● **What you have to do**: Set down the material below word for word, excluding the pictures.

┌─ Dataset content

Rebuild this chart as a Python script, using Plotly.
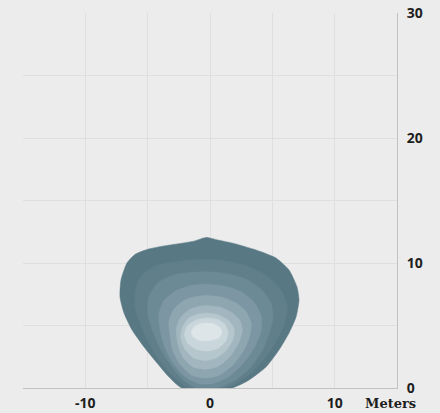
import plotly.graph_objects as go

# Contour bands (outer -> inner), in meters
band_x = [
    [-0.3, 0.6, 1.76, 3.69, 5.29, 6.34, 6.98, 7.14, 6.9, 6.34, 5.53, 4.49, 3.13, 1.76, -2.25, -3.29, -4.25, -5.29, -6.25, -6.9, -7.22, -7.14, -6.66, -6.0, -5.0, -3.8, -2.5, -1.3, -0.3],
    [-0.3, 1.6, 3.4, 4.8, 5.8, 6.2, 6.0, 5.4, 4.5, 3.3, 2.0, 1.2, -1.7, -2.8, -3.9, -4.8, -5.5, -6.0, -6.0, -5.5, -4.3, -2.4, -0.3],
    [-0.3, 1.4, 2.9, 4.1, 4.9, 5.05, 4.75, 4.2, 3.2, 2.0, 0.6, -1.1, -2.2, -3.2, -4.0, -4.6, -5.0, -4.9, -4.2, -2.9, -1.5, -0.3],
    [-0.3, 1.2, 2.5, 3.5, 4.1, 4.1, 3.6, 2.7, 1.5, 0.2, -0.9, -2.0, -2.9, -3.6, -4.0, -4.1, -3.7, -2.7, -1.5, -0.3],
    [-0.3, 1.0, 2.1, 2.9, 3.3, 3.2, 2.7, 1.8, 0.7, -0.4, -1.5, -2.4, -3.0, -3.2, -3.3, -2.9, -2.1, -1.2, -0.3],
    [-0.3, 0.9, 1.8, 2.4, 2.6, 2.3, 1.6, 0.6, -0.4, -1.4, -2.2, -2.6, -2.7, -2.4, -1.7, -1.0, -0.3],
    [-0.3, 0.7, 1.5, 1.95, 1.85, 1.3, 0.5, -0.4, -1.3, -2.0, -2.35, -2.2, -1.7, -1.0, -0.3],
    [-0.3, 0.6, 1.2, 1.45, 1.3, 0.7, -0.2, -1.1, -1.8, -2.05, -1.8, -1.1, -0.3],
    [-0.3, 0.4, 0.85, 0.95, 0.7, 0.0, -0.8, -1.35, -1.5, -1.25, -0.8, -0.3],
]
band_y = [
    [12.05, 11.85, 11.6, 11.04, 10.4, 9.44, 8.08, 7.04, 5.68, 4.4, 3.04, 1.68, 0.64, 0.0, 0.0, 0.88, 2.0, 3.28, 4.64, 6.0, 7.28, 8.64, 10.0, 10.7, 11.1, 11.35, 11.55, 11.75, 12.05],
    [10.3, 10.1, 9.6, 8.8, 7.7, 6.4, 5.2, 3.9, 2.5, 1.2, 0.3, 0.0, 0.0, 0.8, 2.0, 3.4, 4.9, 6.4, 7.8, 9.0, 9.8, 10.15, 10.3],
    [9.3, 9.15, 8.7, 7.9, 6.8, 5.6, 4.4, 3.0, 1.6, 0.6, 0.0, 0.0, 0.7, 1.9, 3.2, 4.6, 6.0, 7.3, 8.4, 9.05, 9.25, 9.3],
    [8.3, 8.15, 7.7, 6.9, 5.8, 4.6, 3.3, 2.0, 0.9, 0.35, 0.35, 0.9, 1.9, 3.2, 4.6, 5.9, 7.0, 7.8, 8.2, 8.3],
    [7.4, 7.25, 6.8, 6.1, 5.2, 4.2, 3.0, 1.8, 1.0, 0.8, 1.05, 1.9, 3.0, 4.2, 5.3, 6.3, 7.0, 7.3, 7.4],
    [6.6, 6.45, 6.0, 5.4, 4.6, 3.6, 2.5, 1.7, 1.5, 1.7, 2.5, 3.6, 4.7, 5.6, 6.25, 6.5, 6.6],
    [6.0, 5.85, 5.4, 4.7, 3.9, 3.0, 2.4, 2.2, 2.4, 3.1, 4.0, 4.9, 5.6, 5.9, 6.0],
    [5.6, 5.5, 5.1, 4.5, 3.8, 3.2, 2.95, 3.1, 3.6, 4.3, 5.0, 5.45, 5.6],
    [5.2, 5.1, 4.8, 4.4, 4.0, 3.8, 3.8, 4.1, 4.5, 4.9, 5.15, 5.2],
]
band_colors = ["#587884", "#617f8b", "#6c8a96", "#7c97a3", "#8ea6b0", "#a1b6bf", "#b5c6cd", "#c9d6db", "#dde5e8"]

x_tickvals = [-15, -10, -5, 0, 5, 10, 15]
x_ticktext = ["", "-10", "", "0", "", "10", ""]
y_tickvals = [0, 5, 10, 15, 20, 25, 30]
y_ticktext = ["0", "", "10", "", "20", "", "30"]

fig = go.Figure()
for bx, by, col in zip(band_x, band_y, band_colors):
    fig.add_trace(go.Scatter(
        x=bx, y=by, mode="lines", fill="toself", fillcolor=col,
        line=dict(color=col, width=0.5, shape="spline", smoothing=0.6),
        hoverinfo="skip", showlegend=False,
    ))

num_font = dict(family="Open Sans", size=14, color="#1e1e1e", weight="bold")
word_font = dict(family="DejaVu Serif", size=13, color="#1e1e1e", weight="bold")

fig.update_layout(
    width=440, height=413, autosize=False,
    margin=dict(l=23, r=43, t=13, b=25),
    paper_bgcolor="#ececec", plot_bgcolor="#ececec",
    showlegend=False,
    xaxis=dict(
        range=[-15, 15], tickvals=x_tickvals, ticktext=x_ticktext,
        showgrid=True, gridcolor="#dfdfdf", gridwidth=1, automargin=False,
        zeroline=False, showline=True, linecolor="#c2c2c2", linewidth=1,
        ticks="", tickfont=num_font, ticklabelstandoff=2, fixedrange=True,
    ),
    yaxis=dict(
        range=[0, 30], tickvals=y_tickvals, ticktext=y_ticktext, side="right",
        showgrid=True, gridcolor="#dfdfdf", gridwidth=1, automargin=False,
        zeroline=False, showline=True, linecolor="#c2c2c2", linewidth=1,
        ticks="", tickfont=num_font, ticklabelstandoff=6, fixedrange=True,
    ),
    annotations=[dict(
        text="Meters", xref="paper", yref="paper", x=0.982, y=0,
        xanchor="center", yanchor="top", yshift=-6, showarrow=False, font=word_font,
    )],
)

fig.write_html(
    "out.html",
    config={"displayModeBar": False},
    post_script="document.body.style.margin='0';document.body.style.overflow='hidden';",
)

└─

● **Exercise answer**:
Rebuild this chart as a Python script, using Plotly.
import plotly.graph_objects as go

# Contour bands (outer -> inner), in meters
band_x = [
    [-0.3, 0.6, 1.76, 3.69, 5.29, 6.34, 6.98, 7.14, 6.9, 6.34, 5.53, 4.49, 3.13, 1.76, -2.25, -3.29, -4.25, -5.29, -6.25, -6.9, -7.22, -7.14, -6.66, -6.0, -5.0, -3.8, -2.5, -1.3, -0.3],
    [-0.3, 1.6, 3.4, 4.8, 5.8, 6.2, 6.0, 5.4, 4.5, 3.3, 2.0, 1.2, -1.7, -2.8, -3.9, -4.8, -5.5, -6.0, -6.0, -5.5, -4.3, -2.4, -0.3],
    [-0.3, 1.4, 2.9, 4.1, 4.9, 5.05, 4.75, 4.2, 3.2, 2.0, 0.6, -1.1, -2.2, -3.2, -4.0, -4.6, -5.0, -4.9, -4.2, -2.9, -1.5, -0.3],
    [-0.3, 1.2, 2.5, 3.5, 4.1, 4.1, 3.6, 2.7, 1.5, 0.2, -0.9, -2.0, -2.9, -3.6, -4.0, -4.1, -3.7, -2.7, -1.5, -0.3],
    [-0.3, 1.0, 2.1, 2.9, 3.3, 3.2, 2.7, 1.8, 0.7, -0.4, -1.5, -2.4, -3.0, -3.2, -3.3, -2.9, -2.1, -1.2, -0.3],
    [-0.3, 0.9, 1.8, 2.4, 2.6, 2.3, 1.6, 0.6, -0.4, -1.4, -2.2, -2.6, -2.7, -2.4, -1.7, -1.0, -0.3],
    [-0.3, 0.7, 1.5, 1.95, 1.85, 1.3, 0.5, -0.4, -1.3, -2.0, -2.35, -2.2, -1.7, -1.0, -0.3],
    [-0.3, 0.6, 1.2, 1.45, 1.3, 0.7, -0.2, -1.1, -1.8, -2.05, -1.8, -1.1, -0.3],
    [-0.3, 0.4, 0.85, 0.95, 0.7, 0.0, -0.8, -1.35, -1.5, -1.25, -0.8, -0.3],
]
band_y = [
    [12.05, 11.85, 11.6, 11.04, 10.4, 9.44, 8.08, 7.04, 5.68, 4.4, 3.04, 1.68, 0.64, 0.0, 0.0, 0.88, 2.0, 3.28, 4.64, 6.0, 7.28, 8.64, 10.0, 10.7, 11.1, 11.35, 11.55, 11.75, 12.05],
    [10.3, 10.1, 9.6, 8.8, 7.7, 6.4, 5.2, 3.9, 2.5, 1.2, 0.3, 0.0, 0.0, 0.8, 2.0, 3.4, 4.9, 6.4, 7.8, 9.0, 9.8, 10.15, 10.3],
    [9.3, 9.15, 8.7, 7.9, 6.8, 5.6, 4.4, 3.0, 1.6, 0.6, 0.0, 0.0, 0.7, 1.9, 3.2, 4.6, 6.0, 7.3, 8.4, 9.05, 9.25, 9.3],
    [8.3, 8.15, 7.7, 6.9, 5.8, 4.6, 3.3, 2.0, 0.9, 0.35, 0.35, 0.9, 1.9, 3.2, 4.6, 5.9, 7.0, 7.8, 8.2, 8.3],
    [7.4, 7.25, 6.8, 6.1, 5.2, 4.2, 3.0, 1.8, 1.0, 0.8, 1.05, 1.9, 3.0, 4.2, 5.3, 6.3, 7.0, 7.3, 7.4],
    [6.6, 6.45, 6.0, 5.4, 4.6, 3.6, 2.5, 1.7, 1.5, 1.7, 2.5, 3.6, 4.7, 5.6, 6.25, 6.5, 6.6],
    [6.0, 5.85, 5.4, 4.7, 3.9, 3.0, 2.4, 2.2, 2.4, 3.1, 4.0, 4.9, 5.6, 5.9, 6.0],
    [5.6, 5.5, 5.1, 4.5, 3.8, 3.2, 2.95, 3.1, 3.6, 4.3, 5.0, 5.45, 5.6],
    [5.2, 5.1, 4.8, 4.4, 4.0, 3.8, 3.8, 4.1, 4.5, 4.9, 5.15, 5.2],
]
band_colors = ["#587884", "#617f8b", "#6c8a96", "#7c97a3", "#8ea6b0", "#a1b6bf", "#b5c6cd", "#c9d6db", "#dde5e8"]

x_tickvals = [-15, -10, -5, 0, 5, 10, 15]
x_ticktext = ["", "-10", "", "0", "", "10", ""]
y_tickvals = [0, 5, 10, 15, 20, 25, 30]
y_ticktext = ["0", "", "10", "", "20", "", "30"]

fig = go.Figure()
for bx, by, col in zip(band_x, band_y, band_colors):
    fig.add_trace(go.Scatter(
        x=bx, y=by, mode="lines", fill="toself", fillcolor=col,
        line=dict(color=col, width=0.5, shape="spline", smoothing=0.6),
        hoverinfo="skip", showlegend=False,
    ))

num_font = dict(family="Open Sans", size=14, color="#1e1e1e", weight="bold")
word_font = dict(family="DejaVu Serif", size=13, color="#1e1e1e", weight="bold")

fig.update_layout(
    width=440, height=413, autosize=False,
    margin=dict(l=23, r=43, t=13, b=25),
    paper_bgcolor="#ececec", plot_bgcolor="#ececec",
    showlegend=False,
    xaxis=dict(
        range=[-15, 15], tickvals=x_tickvals, ticktext=x_ticktext,
        showgrid=True, gridcolor="#dfdfdf", gridwidth=1, automargin=False,
        zeroline=False, showline=True, linecolor="#c2c2c2", linewidth=1,
        ticks="", tickfont=num_font, ticklabelstandoff=2, fixedrange=True,
    ),
    yaxis=dict(
        range=[0, 30], tickvals=y_tickvals, ticktext=y_ticktext, side="right",
        showgrid=True, gridcolor="#dfdfdf", gridwidth=1, automargin=False,
        zeroline=False, showline=True, linecolor="#c2c2c2", linewidth=1,
        ticks="", tickfont=num_font, ticklabelstandoff=6, fixedrange=True,
    ),
    annotations=[dict(
        text="Meters", xref="paper", yref="paper", x=0.982, y=0,
        xanchor="center", yanchor="top", yshift=-6, showarrow=False, font=word_font,
    )],
)

fig.write_html(
    "out.html",
    config={"displayModeBar": False},
    post_script="document.body.style.margin='0';document.body.style.overflow='hidden';",
)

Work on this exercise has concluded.